Work instructions: Every entry below should be repeated exactly; the pictures should not.

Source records
>>>>>
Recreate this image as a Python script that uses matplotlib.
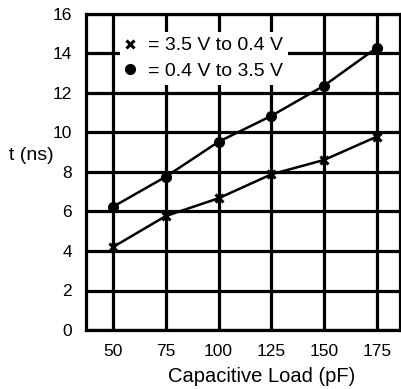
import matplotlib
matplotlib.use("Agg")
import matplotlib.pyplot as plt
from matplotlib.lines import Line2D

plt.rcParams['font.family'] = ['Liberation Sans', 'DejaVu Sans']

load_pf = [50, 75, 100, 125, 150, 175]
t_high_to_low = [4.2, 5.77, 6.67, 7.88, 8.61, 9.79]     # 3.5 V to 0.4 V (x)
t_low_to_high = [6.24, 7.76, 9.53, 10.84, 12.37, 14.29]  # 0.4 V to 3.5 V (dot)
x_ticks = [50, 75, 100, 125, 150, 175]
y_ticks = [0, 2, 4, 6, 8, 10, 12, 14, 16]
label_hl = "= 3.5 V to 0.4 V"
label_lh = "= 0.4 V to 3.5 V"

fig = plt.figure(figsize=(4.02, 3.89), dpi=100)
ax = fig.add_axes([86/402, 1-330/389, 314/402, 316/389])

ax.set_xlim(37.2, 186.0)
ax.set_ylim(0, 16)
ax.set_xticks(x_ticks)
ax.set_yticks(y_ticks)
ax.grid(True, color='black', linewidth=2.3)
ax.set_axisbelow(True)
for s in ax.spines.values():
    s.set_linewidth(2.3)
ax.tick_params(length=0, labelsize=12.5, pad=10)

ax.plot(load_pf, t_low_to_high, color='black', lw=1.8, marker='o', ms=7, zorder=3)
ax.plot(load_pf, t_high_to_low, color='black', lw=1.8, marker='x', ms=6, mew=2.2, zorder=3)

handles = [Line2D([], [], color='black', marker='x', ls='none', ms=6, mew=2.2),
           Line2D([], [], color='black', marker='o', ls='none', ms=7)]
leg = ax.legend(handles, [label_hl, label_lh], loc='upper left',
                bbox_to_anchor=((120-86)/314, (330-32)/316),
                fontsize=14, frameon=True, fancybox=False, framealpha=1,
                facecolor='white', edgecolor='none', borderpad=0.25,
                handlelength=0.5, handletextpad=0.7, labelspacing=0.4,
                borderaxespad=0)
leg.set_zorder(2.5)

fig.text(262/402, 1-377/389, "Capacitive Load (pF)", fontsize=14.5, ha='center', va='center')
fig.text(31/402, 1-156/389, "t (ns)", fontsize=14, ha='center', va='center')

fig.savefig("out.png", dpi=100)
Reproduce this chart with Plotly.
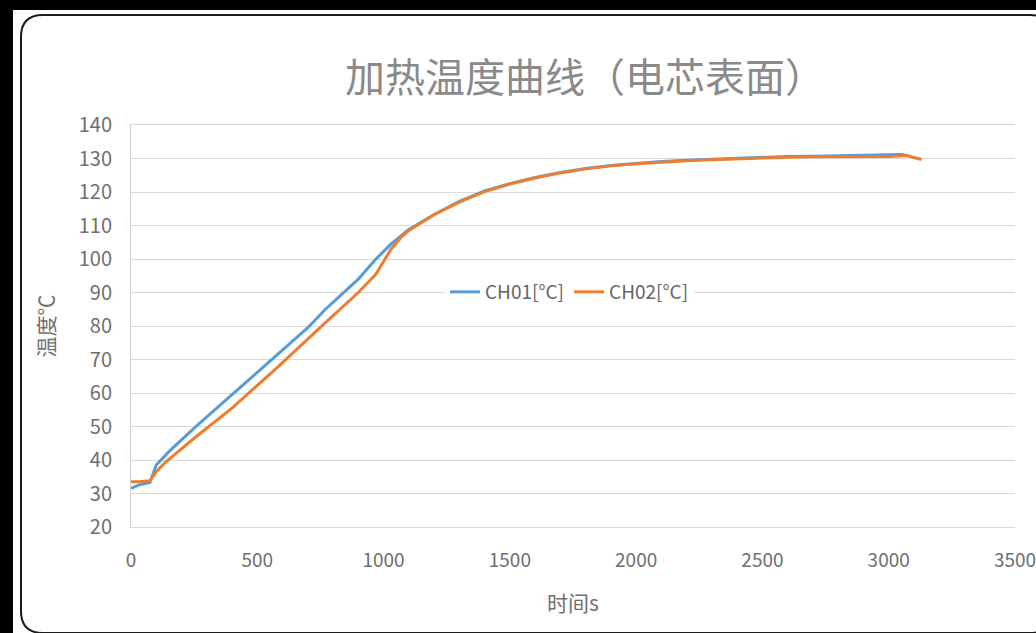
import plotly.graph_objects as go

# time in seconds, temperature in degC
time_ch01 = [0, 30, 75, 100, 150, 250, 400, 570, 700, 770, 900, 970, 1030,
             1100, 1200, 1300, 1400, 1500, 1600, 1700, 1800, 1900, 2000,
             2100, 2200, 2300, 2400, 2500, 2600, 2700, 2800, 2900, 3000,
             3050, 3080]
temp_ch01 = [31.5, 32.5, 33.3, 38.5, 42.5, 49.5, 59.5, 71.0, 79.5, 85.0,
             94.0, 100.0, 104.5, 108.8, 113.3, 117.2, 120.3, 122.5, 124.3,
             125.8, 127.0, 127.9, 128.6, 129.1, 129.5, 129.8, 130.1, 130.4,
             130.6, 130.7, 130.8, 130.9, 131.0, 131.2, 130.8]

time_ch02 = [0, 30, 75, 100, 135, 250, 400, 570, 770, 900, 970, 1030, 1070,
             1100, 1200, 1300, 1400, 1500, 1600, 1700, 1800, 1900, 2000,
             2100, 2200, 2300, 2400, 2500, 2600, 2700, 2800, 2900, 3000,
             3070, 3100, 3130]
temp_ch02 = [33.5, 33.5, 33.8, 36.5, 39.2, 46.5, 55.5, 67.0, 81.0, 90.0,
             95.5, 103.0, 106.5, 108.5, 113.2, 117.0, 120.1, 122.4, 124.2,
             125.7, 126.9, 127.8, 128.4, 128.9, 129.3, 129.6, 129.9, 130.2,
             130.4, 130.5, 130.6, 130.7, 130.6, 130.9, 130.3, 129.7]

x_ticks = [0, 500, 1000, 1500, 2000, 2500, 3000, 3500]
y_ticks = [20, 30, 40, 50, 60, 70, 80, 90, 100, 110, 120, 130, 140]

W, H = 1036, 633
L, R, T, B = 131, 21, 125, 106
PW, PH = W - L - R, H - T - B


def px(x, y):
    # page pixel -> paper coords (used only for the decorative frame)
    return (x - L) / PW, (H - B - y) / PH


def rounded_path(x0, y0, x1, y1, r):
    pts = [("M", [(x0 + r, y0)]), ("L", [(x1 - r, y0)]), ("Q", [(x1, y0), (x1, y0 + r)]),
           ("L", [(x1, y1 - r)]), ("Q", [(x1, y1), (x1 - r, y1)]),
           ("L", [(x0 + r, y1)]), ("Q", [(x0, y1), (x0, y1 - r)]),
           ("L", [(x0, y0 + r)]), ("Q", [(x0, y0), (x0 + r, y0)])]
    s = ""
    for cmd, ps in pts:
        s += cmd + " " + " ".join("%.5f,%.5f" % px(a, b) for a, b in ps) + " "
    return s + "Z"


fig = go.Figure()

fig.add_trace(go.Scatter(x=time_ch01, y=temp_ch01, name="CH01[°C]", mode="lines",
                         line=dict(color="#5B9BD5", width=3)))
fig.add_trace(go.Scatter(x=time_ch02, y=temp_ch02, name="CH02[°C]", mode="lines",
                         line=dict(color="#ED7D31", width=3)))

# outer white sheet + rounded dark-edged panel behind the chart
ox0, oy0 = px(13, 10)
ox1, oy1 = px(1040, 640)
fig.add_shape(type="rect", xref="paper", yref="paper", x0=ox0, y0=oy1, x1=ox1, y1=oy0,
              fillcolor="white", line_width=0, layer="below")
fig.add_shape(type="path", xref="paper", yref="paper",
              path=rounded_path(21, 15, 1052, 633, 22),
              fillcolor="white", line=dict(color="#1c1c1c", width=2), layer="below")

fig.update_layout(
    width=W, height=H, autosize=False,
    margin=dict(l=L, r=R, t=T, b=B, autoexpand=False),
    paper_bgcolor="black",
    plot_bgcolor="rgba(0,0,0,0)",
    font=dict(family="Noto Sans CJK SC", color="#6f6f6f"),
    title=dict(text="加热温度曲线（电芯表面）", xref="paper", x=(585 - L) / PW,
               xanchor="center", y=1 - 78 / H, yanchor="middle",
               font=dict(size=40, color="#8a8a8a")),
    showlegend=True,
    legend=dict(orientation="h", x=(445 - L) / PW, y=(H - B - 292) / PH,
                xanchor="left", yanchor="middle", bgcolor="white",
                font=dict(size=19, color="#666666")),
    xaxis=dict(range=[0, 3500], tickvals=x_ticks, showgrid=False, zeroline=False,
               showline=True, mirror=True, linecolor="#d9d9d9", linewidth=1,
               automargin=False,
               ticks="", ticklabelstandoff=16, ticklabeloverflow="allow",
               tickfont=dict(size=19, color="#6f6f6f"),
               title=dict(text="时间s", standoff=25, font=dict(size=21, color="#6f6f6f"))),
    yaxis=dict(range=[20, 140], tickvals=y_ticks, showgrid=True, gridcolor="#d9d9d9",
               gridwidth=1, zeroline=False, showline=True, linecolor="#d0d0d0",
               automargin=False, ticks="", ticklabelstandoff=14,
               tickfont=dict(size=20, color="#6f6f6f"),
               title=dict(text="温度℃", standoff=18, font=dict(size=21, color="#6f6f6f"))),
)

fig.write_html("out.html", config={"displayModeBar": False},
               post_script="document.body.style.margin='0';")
<<<<<
Solution to the problem:
Recreate this image as a Python script that uses matplotlib.
import matplotlib
matplotlib.use("Agg")
import matplotlib.pyplot as plt
from matplotlib.lines import Line2D

plt.rcParams['font.family'] = ['Liberation Sans', 'DejaVu Sans']

load_pf = [50, 75, 100, 125, 150, 175]
t_high_to_low = [4.2, 5.77, 6.67, 7.88, 8.61, 9.79]     # 3.5 V to 0.4 V (x)
t_low_to_high = [6.24, 7.76, 9.53, 10.84, 12.37, 14.29]  # 0.4 V to 3.5 V (dot)
x_ticks = [50, 75, 100, 125, 150, 175]
y_ticks = [0, 2, 4, 6, 8, 10, 12, 14, 16]
label_hl = "= 3.5 V to 0.4 V"
label_lh = "= 0.4 V to 3.5 V"

fig = plt.figure(figsize=(4.02, 3.89), dpi=100)
ax = fig.add_axes([86/402, 1-330/389, 314/402, 316/389])

ax.set_xlim(37.2, 186.0)
ax.set_ylim(0, 16)
ax.set_xticks(x_ticks)
ax.set_yticks(y_ticks)
ax.grid(True, color='black', linewidth=2.3)
ax.set_axisbelow(True)
for s in ax.spines.values():
    s.set_linewidth(2.3)
ax.tick_params(length=0, labelsize=12.5, pad=10)

ax.plot(load_pf, t_low_to_high, color='black', lw=1.8, marker='o', ms=7, zorder=3)
ax.plot(load_pf, t_high_to_low, color='black', lw=1.8, marker='x', ms=6, mew=2.2, zorder=3)

handles = [Line2D([], [], color='black', marker='x', ls='none', ms=6, mew=2.2),
           Line2D([], [], color='black', marker='o', ls='none', ms=7)]
leg = ax.legend(handles, [label_hl, label_lh], loc='upper left',
                bbox_to_anchor=((120-86)/314, (330-32)/316),
                fontsize=14, frameon=True, fancybox=False, framealpha=1,
                facecolor='white', edgecolor='none', borderpad=0.25,
                handlelength=0.5, handletextpad=0.7, labelspacing=0.4,
                borderaxespad=0)
leg.set_zorder(2.5)

fig.text(262/402, 1-377/389, "Capacitive Load (pF)", fontsize=14.5, ha='center', va='center')
fig.text(31/402, 1-156/389, "t (ns)", fontsize=14, ha='center', va='center')

fig.savefig("out.png", dpi=100)
Reproduce this chart with Plotly.
import plotly.graph_objects as go

# time in seconds, temperature in degC
time_ch01 = [0, 30, 75, 100, 150, 250, 400, 570, 700, 770, 900, 970, 1030,
             1100, 1200, 1300, 1400, 1500, 1600, 1700, 1800, 1900, 2000,
             2100, 2200, 2300, 2400, 2500, 2600, 2700, 2800, 2900, 3000,
             3050, 3080]
temp_ch01 = [31.5, 32.5, 33.3, 38.5, 42.5, 49.5, 59.5, 71.0, 79.5, 85.0,
             94.0, 100.0, 104.5, 108.8, 113.3, 117.2, 120.3, 122.5, 124.3,
             125.8, 127.0, 127.9, 128.6, 129.1, 129.5, 129.8, 130.1, 130.4,
             130.6, 130.7, 130.8, 130.9, 131.0, 131.2, 130.8]

time_ch02 = [0, 30, 75, 100, 135, 250, 400, 570, 770, 900, 970, 1030, 1070,
             1100, 1200, 1300, 1400, 1500, 1600, 1700, 1800, 1900, 2000,
             2100, 2200, 2300, 2400, 2500, 2600, 2700, 2800, 2900, 3000,
             3070, 3100, 3130]
temp_ch02 = [33.5, 33.5, 33.8, 36.5, 39.2, 46.5, 55.5, 67.0, 81.0, 90.0,
             95.5, 103.0, 106.5, 108.5, 113.2, 117.0, 120.1, 122.4, 124.2,
             125.7, 126.9, 127.8, 128.4, 128.9, 129.3, 129.6, 129.9, 130.2,
             130.4, 130.5, 130.6, 130.7, 130.6, 130.9, 130.3, 129.7]

x_ticks = [0, 500, 1000, 1500, 2000, 2500, 3000, 3500]
y_ticks = [20, 30, 40, 50, 60, 70, 80, 90, 100, 110, 120, 130, 140]

W, H = 1036, 633
L, R, T, B = 131, 21, 125, 106
PW, PH = W - L - R, H - T - B


def px(x, y):
    # page pixel -> paper coords (used only for the decorative frame)
    return (x - L) / PW, (H - B - y) / PH


def rounded_path(x0, y0, x1, y1, r):
    pts = [("M", [(x0 + r, y0)]), ("L", [(x1 - r, y0)]), ("Q", [(x1, y0), (x1, y0 + r)]),
           ("L", [(x1, y1 - r)]), ("Q", [(x1, y1), (x1 - r, y1)]),
           ("L", [(x0 + r, y1)]), ("Q", [(x0, y1), (x0, y1 - r)]),
           ("L", [(x0, y0 + r)]), ("Q", [(x0, y0), (x0 + r, y0)])]
    s = ""
    for cmd, ps in pts:
        s += cmd + " " + " ".join("%.5f,%.5f" % px(a, b) for a, b in ps) + " "
    return s + "Z"


fig = go.Figure()

fig.add_trace(go.Scatter(x=time_ch01, y=temp_ch01, name="CH01[°C]", mode="lines",
                         line=dict(color="#5B9BD5", width=3)))
fig.add_trace(go.Scatter(x=time_ch02, y=temp_ch02, name="CH02[°C]", mode="lines",
                         line=dict(color="#ED7D31", width=3)))

# outer white sheet + rounded dark-edged panel behind the chart
ox0, oy0 = px(13, 10)
ox1, oy1 = px(1040, 640)
fig.add_shape(type="rect", xref="paper", yref="paper", x0=ox0, y0=oy1, x1=ox1, y1=oy0,
              fillcolor="white", line_width=0, layer="below")
fig.add_shape(type="path", xref="paper", yref="paper",
              path=rounded_path(21, 15, 1052, 633, 22),
              fillcolor="white", line=dict(color="#1c1c1c", width=2), layer="below")

fig.update_layout(
    width=W, height=H, autosize=False,
    margin=dict(l=L, r=R, t=T, b=B, autoexpand=False),
    paper_bgcolor="black",
    plot_bgcolor="rgba(0,0,0,0)",
    font=dict(family="Noto Sans CJK SC", color="#6f6f6f"),
    title=dict(text="加热温度曲线（电芯表面）", xref="paper", x=(585 - L) / PW,
               xanchor="center", y=1 - 78 / H, yanchor="middle",
               font=dict(size=40, color="#8a8a8a")),
    showlegend=True,
    legend=dict(orientation="h", x=(445 - L) / PW, y=(H - B - 292) / PH,
                xanchor="left", yanchor="middle", bgcolor="white",
                font=dict(size=19, color="#666666")),
    xaxis=dict(range=[0, 3500], tickvals=x_ticks, showgrid=False, zeroline=False,
               showline=True, mirror=True, linecolor="#d9d9d9", linewidth=1,
               automargin=False,
               ticks="", ticklabelstandoff=16, ticklabeloverflow="allow",
               tickfont=dict(size=19, color="#6f6f6f"),
               title=dict(text="时间s", standoff=25, font=dict(size=21, color="#6f6f6f"))),
    yaxis=dict(range=[20, 140], tickvals=y_ticks, showgrid=True, gridcolor="#d9d9d9",
               gridwidth=1, zeroline=False, showline=True, linecolor="#d0d0d0",
               automargin=False, ticks="", ticklabelstandoff=14,
               tickfont=dict(size=20, color="#6f6f6f"),
               title=dict(text="温度℃", standoff=18, font=dict(size=21, color="#6f6f6f"))),
)

fig.write_html("out.html", config={"displayModeBar": False},
               post_script="document.body.style.margin='0';")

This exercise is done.